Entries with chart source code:
# # # # #
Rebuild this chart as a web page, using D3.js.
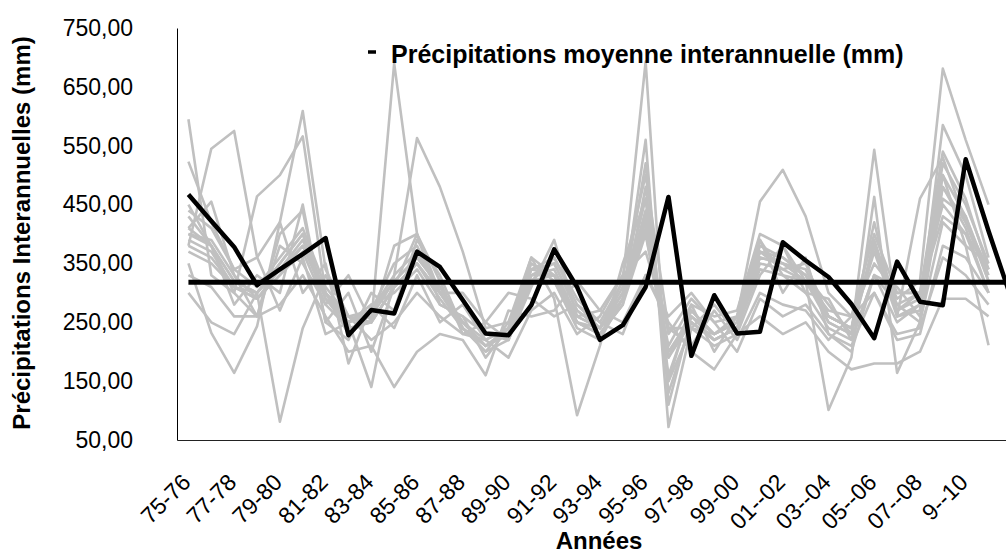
<!DOCTYPE html>
<html>
<head>
<meta charset="utf-8">
<script src="https://d3js.org/d3.v7.min.js"></script>
<style>
  body { margin: 0px; background: #fff; }
  text { font-family: "Liberation Sans", Arial, Helvetica, sans-serif; fill: #000; }
  .tick text { font-size: 23px; }
  .axis-title { font-size: 24px; font-weight: bold; }
  .legend { font-size: 25px; font-weight: bold; }
</style>
</head>
<body>
<svg id="chart" width="1006" height="551"></svg>
<script>
// categories (the last one is cut off by the picture's right edge)
var annees = ["75-76","76-77","77-78","78-79","79-80","80-81","81-82","82-83","83-84","84-85",
  "85-86","86-87","87-88","88-89","89-90","90-91","91-92","92-93","93-94","94-95",
  "95-96","96-97","97-98","98-99","99-00","00--01","01--02","02--03","03--04","04--05",
  "05--06","06--07","07--08","08--09","9--10","10--11","11--12"];

var yTicks = [50, 150, 250, 350, 450, 550, 650, 750];

// black series
var serieNoire = [467, 422, 378, 313, 340, 366, 393, 228, 271, 265, 370, 344, 288, 231, 228, 279,
  374, 310, 220, 245, 310, 463, 193, 296, 231, 234, 386, 355, 327, 281, 223, 353, 285, 279, 527, 405, 290];

// mean
var moyenne = 318;

// grey series (stations)
var s1  = [595,330,300,260,400,440,250,220,300,270,390,330,240,200,250,360,330,250,230,280,480,150,240,210,230,390,330,300,240,220,330,250,280,520,450,350];
var s2  = [380,545,575,361,270,360,230,250,280,300,340,280,260,230,220,320,360,290,250,320,400,210,280,260,270,400,380,320,270,260,350,300,300,430,400,300];
var s3  = [523,420,340,360,420,609,340,260,250,380,400,320,230,220,240,350,320,240,220,290,520,130,250,220,240,370,340,350,260,240,420,260,270,585,500,360];
var s4  = [430,380,300,464,500,566,300,230,270,350,380,300,250,210,230,330,350,270,240,300,460,160,270,230,250,380,360,330,280,230,380,280,300,540,460,340];
var s5  = [300,250,230,300,81,240,330,260,220,250,300,260,230,250,300,290,260,280,250,230,330,260,300,250,200,290,260,280,230,210,300,230,240,360,330,280];
var s6  = [350,232,164,243,420,300,350,180,280,240,330,250,280,220,190,270,300,230,260,330,370,240,210,270,220,300,280,270,220,260,300,220,230,380,360,300];
var s7  = [410,455,330,260,380,350,280,330,250,690,400,300,300,250,220,310,390,260,270,330,500,240,240,280,230,330,380,300,290,220,330,310,260,500,380,350];
var s8  = [400,390,330,290,340,390,300,250,140,330,563,480,370,240,250,340,350,270,240,310,430,190,270,230,250,360,350,340,260,240,380,270,300,480,420,340];
var s9  = [440,410,340,310,360,410,310,260,270,330,370,300,250,220,240,340,360,280,240,320,693,110,260,220,240,370,360,330,250,230,390,270,290,500,430,320];
var s10 = [410,380,320,300,350,400,290,250,270,320,360,310,240,210,230,330,330,260,240,290,560,72,240,230,260,370,350,320,260,240,370,260,280,460,430,330];
var s11 = [390,370,310,300,340,380,300,260,250,310,350,300,250,210,240,340,330,250,240,300,420,230,290,250,260,455,509,430,300,260,400,300,300,450,400,340];
var s12 = [400,380,320,300,350,400,300,250,260,320,360,310,250,210,230,330,340,260,240,300,440,200,260,230,250,360,350,330,260,240,380,290,320,681,560,450];
var s13 = [380,360,310,290,330,380,290,240,250,310,350,300,240,200,220,320,330,250,230,290,410,200,250,220,240,350,340,320,250,230,543,260,460,530,420,320];
var s14 = [450,380,280,330,300,450,250,300,200,310,400,280,260,190,240,360,290,92,210,350,460,150,280,200,260,390,300,360,230,200,330,280,250,480,410,300];
var s15 = [370,350,310,290,330,370,280,240,250,310,350,290,240,210,230,320,320,250,230,280,400,190,250,220,240,340,330,320,101,190,463,164,250,420,380,211];
var s16 = [330,310,260,260,280,330,260,200,210,140,200,230,220,160,270,260,270,320,270,250,330,250,200,170,230,260,230,250,200,170,180,180,200,290,290,260];
var seriesGrises = [s1, s2, s3, s4, s5, s6, s7, s8, s9, s10, s11, s12, s13, s14, s15, s16];

var svg = d3.select("#chart"),
    plotLeft = 177, plotTop = 28, plotBottom = 440,
    step = 22.86;

svg.append("rect").attr("width", 1006).attr("height", 551).attr("fill", "#fff");

var x = d3.scaleBand()
    .domain(annees)
    .range([plotLeft, plotLeft + step * annees.length])
    .paddingInner(0).paddingOuter(0);

var y = d3.scaleLinear().domain([50, 750]).range([plotBottom, plotTop]);

function cx(i) { return x(annees[i]) + x.bandwidth() / 2; }

var line = d3.line()
    .x(function(d, i) { return cx(i); })
    .y(function(d) { return y(d); });

// grey lines
svg.append("g").selectAll("path")
  .data(seriesGrises)
  .enter().append("path")
    .attr("d", line)
    .attr("fill", "none")
    .attr("stroke", "#c0c0c0")
    .attr("stroke-width", 2.6)
    .attr("stroke-linejoin", "round");

// black line
svg.append("path")
    .attr("d", line(serieNoire))
    .attr("fill", "none")
    .attr("stroke", "#000")
    .attr("stroke-width", 4.5)
    .attr("stroke-linejoin", "round");

// mean line
svg.append("path")
    .attr("d", line(annees.map(function() { return moyenne; })))
    .attr("fill", "none")
    .attr("stroke", "#000")
    .attr("stroke-width", 5);

// y axis
var yAxis = d3.axisLeft(y)
    .tickValues(yTicks)
    .tickSize(0)
    .tickPadding(44)
    .tickFormat(function(d) { return d3.format(".2f")(d).replace(".", ","); });

svg.append("g")
    .attr("transform", "translate(" + plotLeft + ",0)")
    .call(yAxis)
    .call(function(g) { g.select(".domain").attr("stroke", "#000").attr("stroke-width", 1); })
    .selectAll("text").attr("fill", "#000");

// x axis, one label every two years, last category is off the picture
var xAxis = d3.axisBottom(x)
    .tickValues(annees.filter(function(d, i) { return i % 2 === 0 && i < 36; }))
    .tickSize(0)
    .tickPadding(0);

var gx = svg.append("g")
    .attr("transform", "translate(0," + plotBottom + ")")
    .call(xAxis);
gx.select(".domain").attr("stroke", "#222").attr("stroke-width", 1.2);
gx.selectAll("text")
    .attr("fill", "#000")
    .attr("text-anchor", "end")
    .attr("dy", "0.35em")
    .attr("transform", "translate(-2,38) rotate(-45)");

// axis titles
svg.append("text")
    .attr("class", "axis-title")
    .attr("text-anchor", "middle")
    .attr("transform", "translate(30,233) rotate(-90)")
    .text("Précipitations Interannuelles (mm)");

svg.append("text")
    .attr("class", "axis-title")
    .attr("text-anchor", "middle")
    .attr("x", 599)
    .attr("y", 549)
    .text("Années");

// legend
svg.append("line")
    .attr("x1", 368).attr("x2", 376)
    .attr("y1", 52).attr("y2", 52)
    .attr("stroke", "#000").attr("stroke-width", 3.5);

svg.append("text")
    .attr("class", "legend")
    .attr("x", 391)
    .attr("y", 63)
    .text("Précipitations moyenne interannuelle (mm)");
</script>
</body>
</html>
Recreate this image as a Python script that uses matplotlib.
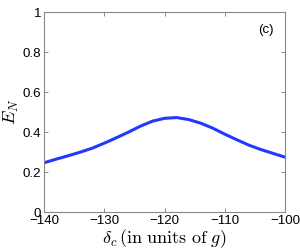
# # # # #
Extract the lines exactly, please: the first line of the listing, the line with "var moyenne = 318;", and every line between them, but no pictures.

Rebuild this chart as a web page, using D3.js.
<!DOCTYPE html>
<html>
<head>
<meta charset="utf-8">
<script src="https://d3js.org/d3.v7.min.js"></script>
<style>
  body { margin: 0px; background: #fff; }
  text { font-family: "Liberation Sans", Arial, Helvetica, sans-serif; fill: #000; }
  .tick text { font-size: 23px; }
  .axis-title { font-size: 24px; font-weight: bold; }
  .legend { font-size: 25px; font-weight: bold; }
</style>
</head>
<body>
<svg id="chart" width="1006" height="551"></svg>
<script>
// categories (the last one is cut off by the picture's right edge)
var annees = ["75-76","76-77","77-78","78-79","79-80","80-81","81-82","82-83","83-84","84-85",
  "85-86","86-87","87-88","88-89","89-90","90-91","91-92","92-93","93-94","94-95",
  "95-96","96-97","97-98","98-99","99-00","00--01","01--02","02--03","03--04","04--05",
  "05--06","06--07","07--08","08--09","9--10","10--11","11--12"];

var yTicks = [50, 150, 250, 350, 450, 550, 650, 750];

// black series
var serieNoire = [467, 422, 378, 313, 340, 366, 393, 228, 271, 265, 370, 344, 288, 231, 228, 279,
  374, 310, 220, 245, 310, 463, 193, 296, 231, 234, 386, 355, 327, 281, 223, 353, 285, 279, 527, 405, 290];

// mean
var moyenne = 318;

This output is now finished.